A financial advisor VA handles the administrative work that fills an advisor's day and keeps them off the phone with clients. That includes scheduling client reviews and prospect calls, CRM upkeep, preparing meeting packets, following up with clients on paperwork, drafting correspondence, and managing the advisor's email and calendar. They do not give investment advice, interpret securities regulations, or act in any licensed capacity. The scope is strictly administrative support.
Is a financial advisor VA compliant with SEC or FINRA rules?
The VA does administrative work, which does not trigger registration or licensing requirements under SEC or FINRA rules. They are not acting as an investment adviser representative, broker, or agent. They do not give advice, make recommendations, or exercise discretion over client assets. Tasks like scheduling, CRM data entry, paperwork follow-up, and meeting prep are standard administrative functions. Your compliance officer should review the specific scope for your firm's policies, but admin support of this kind is widely used in the RIA and broker-dealer space.
How much does a financial advisor virtual assistant cost?
A South African financial advisor VA through VirtuHire runs $1,400 to $2,600 per month full-time, all-in, with no recruitment fees. The rate depends on the complexity of the role, how much CRM ownership the VA holds, and whether the seat includes compliance-adjacent tasks like tracking client paperwork deadlines. A full-time US in-house client services associate typically runs $5,000 to $8,000 per month at loaded cost.
What CRM systems does a financial advisor VA work in?
The placement adapts to your existing stack.

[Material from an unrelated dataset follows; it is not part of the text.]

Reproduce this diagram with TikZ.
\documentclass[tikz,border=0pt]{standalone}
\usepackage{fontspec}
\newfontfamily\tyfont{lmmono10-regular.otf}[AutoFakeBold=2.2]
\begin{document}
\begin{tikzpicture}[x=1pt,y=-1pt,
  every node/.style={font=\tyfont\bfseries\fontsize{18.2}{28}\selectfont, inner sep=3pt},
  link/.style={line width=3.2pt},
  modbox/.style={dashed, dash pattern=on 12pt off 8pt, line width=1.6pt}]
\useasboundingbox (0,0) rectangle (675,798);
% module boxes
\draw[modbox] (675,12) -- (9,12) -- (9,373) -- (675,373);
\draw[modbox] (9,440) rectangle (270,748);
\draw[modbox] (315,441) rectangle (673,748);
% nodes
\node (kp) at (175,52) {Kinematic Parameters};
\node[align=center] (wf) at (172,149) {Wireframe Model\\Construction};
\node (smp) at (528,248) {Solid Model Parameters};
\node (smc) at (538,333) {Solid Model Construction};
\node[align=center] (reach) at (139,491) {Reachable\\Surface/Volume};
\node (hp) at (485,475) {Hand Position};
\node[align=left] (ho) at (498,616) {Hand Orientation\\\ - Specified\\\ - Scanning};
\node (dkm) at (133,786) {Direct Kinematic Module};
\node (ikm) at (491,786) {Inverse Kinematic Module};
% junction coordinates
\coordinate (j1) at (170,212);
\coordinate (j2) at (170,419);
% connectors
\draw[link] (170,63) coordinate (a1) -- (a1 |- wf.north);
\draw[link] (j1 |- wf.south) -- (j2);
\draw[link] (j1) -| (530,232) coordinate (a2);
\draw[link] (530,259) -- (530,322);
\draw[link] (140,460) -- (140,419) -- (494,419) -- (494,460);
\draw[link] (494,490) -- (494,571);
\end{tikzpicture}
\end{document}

Common CRMs in the financial advisory space include Redtail, Wealthbox, Salesforce Financial Services Cloud, and HubSpot. They can log meeting notes, update client records, track pipeline stages, set follow-up tasks, and run standard reports. We ask about your tech stack on the intro call and match candidates who have worked in similar tools.
Can a financial advisor VA prepare client-facing documents?

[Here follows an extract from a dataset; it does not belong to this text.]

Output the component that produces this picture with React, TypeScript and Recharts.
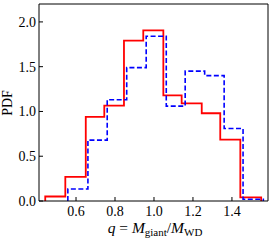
import React from "react";
import { LineChart, Line, XAxis, YAxis } from "recharts";

// bin edges and density values
const redEdges = [0.442, 0.545, 0.65, 0.745, 0.846, 0.945, 1.048, 1.142, 1.245, 1.34, 1.443, 1.55];
const redDensity = [0.05, 0.27, 0.94, 1.066, 1.79, 1.905, 1.18, 1.09, 0.98, 0.686, 0.04];
const blueEdges = [0.558, 0.661, 0.76, 0.86, 0.96, 1.063, 1.16, 1.26, 1.36, 1.457, 1.561];
const blueDensity = [0.134, 0.68, 1.13, 1.49, 1.84, 1.06, 1.45, 1.4, 0.81, 0.02];

const xTicks = [0.6, 0.8, 1.0, 1.2, 1.4];
const yTicks = [0.0, 0.5, 1.0, 1.5, 2.0];

const FONT = "'Liberation Serif', 'Times New Roman', serif";

// outline of a step histogram: up at first edge, across each bin, down at last edge
const stepPoints = (edges: number[], vals: number[]) => {
  const pts: { x: number; y: number }[] = [{ x: edges[0], y: 0 }];
  vals.forEach((v, i) => pts.push({ x: edges[i], y: v }));
  pts.push({ x: edges[edges.length - 1], y: 0 });
  return pts;
};

const redData = stepPoints(redEdges, redDensity);
const blueData = stepPoints(blueEdges, blueDensity);

const tickStyle = { fontFamily: FONT, fontSize: 14, fill: "#000" };

export default function App() {
  return (
    <div style={{ position: "absolute", left: 0, top: 0 }}>
      <LineChart width={274} height={240} margin={{ top: 4, right: 6, left: 0, bottom: 0 }}>
        <XAxis
          xAxisId="b"
          type="number"
          dataKey="x"
          domain={[0.41, 1.585]}
          ticks={xTicks}
          allowDataOverflow
          height={39}
          tickSize={-4}
          tickMargin={9}
          tick={tickStyle}
          tickFormatter={(v) => v.toFixed(1)}
          stroke="#000"
          label={{
            content: () => (
              <text x={155} y={233} textAnchor="middle" fontFamily={FONT} fontSize={15.5} fill="#000">
                <tspan fontStyle="italic">q</tspan>
                <tspan> = </tspan>
                <tspan fontStyle="italic">M</tspan>
                <tspan fontSize={11} dy={3}>giant</tspan>
                <tspan dy={-3}>/</tspan>
                <tspan fontStyle="italic">M</tspan>
                <tspan fontSize={11} dy={3}>WD</tspan>
              </text>
            ),
          }}
        />
        <XAxis
          xAxisId="t"
          orientation="top"
          type="number"
          dataKey="x"
          domain={[0.41, 1.585]}
          ticks={xTicks}
          allowDataOverflow
          mirror
          tick={false}
          tickSize={4}
          stroke="#000"
        />
        <YAxis
          yAxisId="l"
          type="number"
          domain={[0, 2.2]}
          ticks={yTicks}
          allowDataOverflow
          width={39}
          tickSize={-4}
          tickMargin={7}
          tick={tickStyle}
          tickFormatter={(v) => v.toFixed(1)}
          stroke="#000"
          label={{
            content: () => (
              <text
                x={7}
                y={103}
                transform="rotate(-90 7 103)"
                textAnchor="middle"
                dominantBaseline="central"
                fontFamily={FONT}
                fontSize={14}
                fill="#000"
              >
                PDF
              </text>
            ),
          }}
        />
        <YAxis
          yAxisId="r"
          orientation="right"
          type="number"
          domain={[0, 2.2]}
          ticks={yTicks}
          allowDataOverflow
          mirror
          tick={false}
          tickSize={4}
          stroke="#000"
        />
        <Line
          xAxisId="b"
          yAxisId="l"
          data={redData}
          dataKey="y"
          type="stepAfter"
          stroke="#ff0000"
          strokeWidth={1.8}
          dot={false}
          isAnimationActive={false}
        />
        <Line
          xAxisId="b"
          yAxisId="l"
          data={blueData}
          dataKey="y"
          type="stepAfter"
          stroke="#0000ff"
          strokeWidth={1.6}
          strokeDasharray="5 2.5"
          dot={false}
          isAnimationActive={false}
        />
      </LineChart>
    </div>
  );
}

Yes, in an administrative capacity. They can assemble a meeting packet by pulling prior meeting notes, account summary data you provide, and an agenda template. They can format and organize documents, prepare draft correspondence for your review, and update template materials. They do not draft investment policy statements, financial plans, or any document that constitutes financial advice. Everything that goes to a client goes through your review first.
What hours do they cover and is there US time overlap?

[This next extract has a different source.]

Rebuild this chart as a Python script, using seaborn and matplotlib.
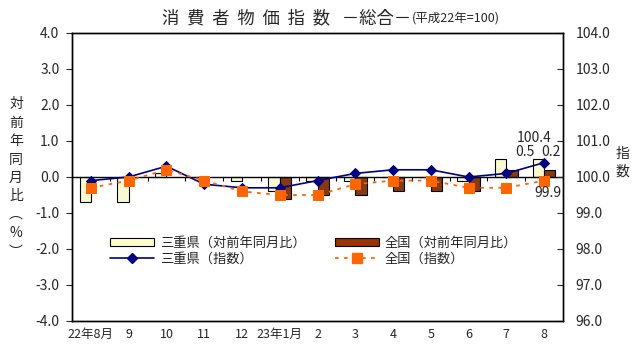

South Africa is GMT+2, which is 6 to 7 hours ahead of US Eastern. A 1pm to 9pm local shift overlaps US Eastern 7am to 3pm, which covers the morning client call window and most of the standard trading-day schedule. For advisors who need afternoon East Coast coverage, a shift adjusted to 3pm to 11pm SA local gives Eastern 9am to 5pm overlap. We scope the hours on the intro call.
How does onboarding work for a financial services VA?
Onboarding for a financial advisor VA is more structured than a general VA placement because of the sensitivity of client data and the specificity of financial workflows. We ask you to prepare a process document for the top 5 to 10 tasks the VA will own, a CRM walkthrough recording, examples of meeting packets or correspondence templates you currently use, and your compliance guidelines on what the VA can and cannot touch. The placement then does a shadowing period before taking ownership of tasks independently.